Sur sa ferme, Vincent Delobel transforme et commercialise sa production. Avec toujours la même quête, « celle d’accroître notre marge brute » pour défendre la rémunération du travail familial face aux prix imposés par l’agro-industrie « mais aussi défendre nos fonds propres et donc notre autonomie décisionnelle face à la trajectoire de développement des fermes et des nouvelles technologies ».

« Nous sommes devenus des champions de la résilience » a enchaîné l’éleveur hennuyer.

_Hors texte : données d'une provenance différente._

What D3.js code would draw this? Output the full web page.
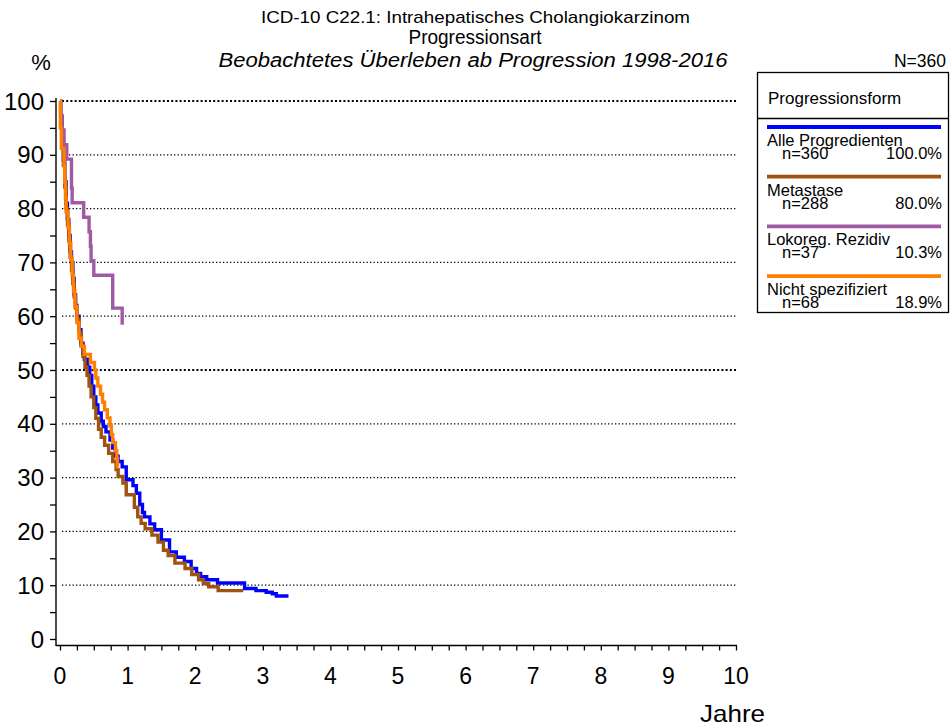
<!DOCTYPE html>
<html><head><meta charset="utf-8">
<script src="https://cdn.jsdelivr.net/npm/d3@7"></script>
<style>
html,body{margin:0;padding:0;background:#fff;}
svg{display:block;font-family:Arial,"Liberation Sans",sans-serif;}
</style></head>
<body>
<svg id="chart" width="952" height="726"></svg>
<script>
// ---- data ----
const titleLines = ["ICD-10 C22.1: Intrahepatisches Cholangiokarzinom", "Progressionsart", "Beobachtetes Überleben ab Progression 1998-2016"];
const totalN = "N=360";
const yTicks = [0,10,20,30,40,50,60,70,80,90,100];
const xTicks = [0,1,2,3,4,5,6,7,8,9,10];
const legendTitle = "Progressionsform";
const seriesNames = ["Alle Progredienten","Metastase","Lokoreg. Rezidiv","Nicht spezifiziert"];
const seriesN = ["n=360","n=288","n=37","n=68"];
const seriesPct = ["100.0%","80.0%","10.3%","18.9%"];
const seriesColors = ["#0000ff","#a0520f","#a05aa5","#ff8000"];

const allTimes = [0,0.01,0.03,0.05,0.07,0.09,0.11,0.13,0.15,0.17,0.19,0.21,0.23,0.25,0.28,0.31,0.34,0.36,0.41,0.44,0.47,0.50,0.53,0.56,0.61,0.64,0.68,0.74,0.78,0.82,0.86,0.92,0.98,1.08,1.13,1.18,1.22,1.25,1.33,1.40,1.50,1.62,1.72,1.84,1.94,2.02,2.08,2.17,2.33,2.73,2.90,3.05,3.14,3.20,3.38];
const allSurv  = [100,97,93,89,85,81,78,75,72,70,67,64,62,60,57.5,55,53,52,50.5,49,47,45,43.5,42,40.5,39.5,38.5,37,35.5,34,33,32,29.6,28.5,27.1,25,23.5,22.7,21.4,20.3,18.4,16.2,15.2,14.4,13.1,12.2,11.6,11.0,10.4,9.4,9.0,8.7,8.4,8.0,8.0];

const metTimes = [0,0.01,0.03,0.05,0.07,0.09,0.11,0.13,0.15,0.17,0.19,0.21,0.23,0.25,0.28,0.31,0.34,0.37,0.40,0.43,0.46,0.50,0.53,0.57,0.61,0.66,0.72,0.78,0.83,0.86,0.93,0.98,1.10,1.15,1.20,1.26,1.36,1.45,1.53,1.60,1.70,1.85,1.95,2.05,2.12,2.20,2.34,2.71];
const metSurv  = [100,97,93,88,84,80,77,74,71,68.5,66,63.5,61.5,59.5,57,54.5,52.5,50.5,49,47,45,43,41,39,37.5,36,34.5,33,31.5,30.2,29,26.8,24.5,22.7,21.5,20.5,19.3,18,16.5,15.5,14.1,13.1,12,11,10.3,9.7,9.0,9.0];

const lokTimes = [0,0.01,0.03,0.06,0.10,0.17,0.18,0.35,0.43,0.45,0.46,0.50,0.78,0.92];
const lokSurv  = [100,97.3,94.6,91.9,89.2,83.8,81.1,78.4,75.7,73.0,70.3,67.6,61.5,58.4];

const nsTimes = [0,0.005,0.02,0.06,0.07,0.08,0.09,0.12,0.14,0.16,0.18,0.20,0.22,0.25,0.28,0.32,0.36,0.45,0.51,0.53,0.56,0.60,0.63,0.66,0.70,0.74,0.76,0.78,0.82,0.84,0.85,0.86];
const nsSurv  = [100,95,91.2,88,85,82,79.4,76.5,73.5,70.6,67.6,64.7,61.8,58.8,55.9,54.4,52.9,51.4,50,48.5,47,45.5,44,42.6,41.1,39.6,38,36.5,35,33.5,32,32];

const seriesData = [
  allTimes.map((t,i)=>({t, s: allSurv[i]})),
  metTimes.map((t,i)=>({t, s: metSurv[i]})),
  lokTimes.map((t,i)=>({t, s: lokSurv[i]})),
  nsTimes.map((t,i)=>({t, s: nsSurv[i]}))
];

// ---- drawing ----
const svg = d3.select("#chart");
const x = d3.scaleLinear().domain([0,10]).range([60,736]);
const y = d3.scaleLinear().domain([0,100]).range([639,101]);

function fitText(sel, len){ sel.attr("textLength",len).attr("lengthAdjust","spacingAndGlyphs"); return sel; }

// titles
fitText(svg.append("text").attr("x",475.5).attr("y",23).attr("text-anchor","middle").attr("font-size",17).text(titleLines[0]),429);
fitText(svg.append("text").attr("x",475).attr("y",44).attr("text-anchor","middle").attr("font-size",19.5).text(titleLines[1]),133);
fitText(svg.append("text").attr("x",473).attr("y",67).attr("text-anchor","middle").attr("font-size",20).attr("font-style","italic").text(titleLines[2]),509);
svg.append("text").attr("x",41).attr("y",70).attr("text-anchor","middle").attr("font-size",22).text("%");
svg.append("text").attr("x",946).attr("y",67).attr("text-anchor","end").attr("font-size",17.5).text(totalN);

// grid
svg.append("g").selectAll("line").data(yTicks.filter(d=>d>0)).join("line")
  .attr("x1",x(0)+2).attr("x2",x(10)).attr("y1",d=>y(d)).attr("y2",d=>y(d))
  .attr("stroke","#000")
  .attr("stroke-width",d=>(d===100||d===50)?2.2:1.3)
  .attr("stroke-dasharray",d=>(d===100||d===50)?"2,2.2":"1.3,2.2");

// y axis
const yAxis = d3.axisLeft(y).tickValues(d3.range(0,101,5)).tickSize(6).tickFormat("");
const gy = svg.append("g").attr("transform","translate(56,0)").call(yAxis);
gy.select(".domain").attr("d","M0,98V646").attr("stroke-width",1.4);
gy.selectAll(".tick line").attr("stroke-width",1.3);
svg.append("g").selectAll("text").data(yTicks).join("text")
  .attr("x",44).attr("y",d=>y(d)+8.5).attr("text-anchor","end").attr("font-size",24).text(d=>d);

// x axis
const xAxis = d3.axisBottom(x).tickValues(d3.range(0,10.001,0.25)).tickSize(5).tickFormat("");
const gx = svg.append("g").attr("transform","translate(0,645.5)").call(xAxis);
gx.select(".domain").attr("d","M56,0H737").attr("stroke-width",1.4);
gx.selectAll(".tick line").attr("stroke-width",1.3);
svg.append("g").selectAll("text").data(xTicks).join("text")
  .attr("x",d=>x(d)).attr("y",684).attr("text-anchor","middle").attr("font-size",23).text(d=>d);
fitText(svg.append("text").attr("x",765).attr("y",722).attr("text-anchor","end").attr("font-size",24).text("Jahre"),65);

// curves
const line = d3.line().x(d=>x(d.t)).y(d=>y(d.s)).curve(d3.curveStepAfter);
const order = [0,1,2,3];
svg.append("g").selectAll("path").data(order).join("path")
  .attr("d",i=>line(seriesData[i]))
  .attr("fill","none").attr("stroke",i=>seriesColors[i]).attr("stroke-width",3.4)
  .attr("stroke-linejoin","miter");

// legend
const lg = svg.append("g");
lg.append("rect").attr("x",757.5).attr("y",72.5).attr("width",191).attr("height",240).attr("fill","#fff").attr("stroke","#000").attr("stroke-width",1.3);
lg.append("line").attr("x1",757.5).attr("x2",948.5).attr("y1",118.5).attr("y2",118.5).attr("stroke","#000").attr("stroke-width",1.3);
lg.append("text").attr("x",768).attr("y",104).attr("font-size",17).text(legendTitle);
seriesNames.forEach((name,i)=>{
  const y0 = 127 + i*49.7;
  lg.append("line").attr("x1",767).attr("x2",941).attr("y1",y0).attr("y2",y0).attr("stroke",seriesColors[i]).attr("stroke-width",3.8);
  lg.append("text").attr("x",767).attr("y",y0+19).attr("font-size",16.5).text(name);
  lg.append("text").attr("x",782).attr("y",y0+32).attr("font-size",16.5).text(seriesN[i]);
  lg.append("text").attr("x",942).attr("y",y0+32).attr("text-anchor","end").attr("font-size",16.5).text(seriesPct[i]);
});
</script>
</body></html>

Car il en faut pour garantir l’autonomie des fermes, qu’elle soit fourragère, semencière, énergétique, défendue bec et ongles par les familles agricoles.

Pour Vincent Delobel, il est grand temps que cette résilience soit défendue à l’échelle institutionnelle par la mise en œuvre de Déclaration des Nations Unies sur les droits des paysans et autres personnes travaillant dans les zones rurales (Undrop « United Nations Declaration on the Rights of Peasants and Other People Working in Rural Areas »).

Celle-ci comprend des obligations de la part des États, notamment celle de créer un cadre légal face aux formes de dumping au sein des filières, un cadre légal face à la violation de la dignité des personnes et des familles agricoles.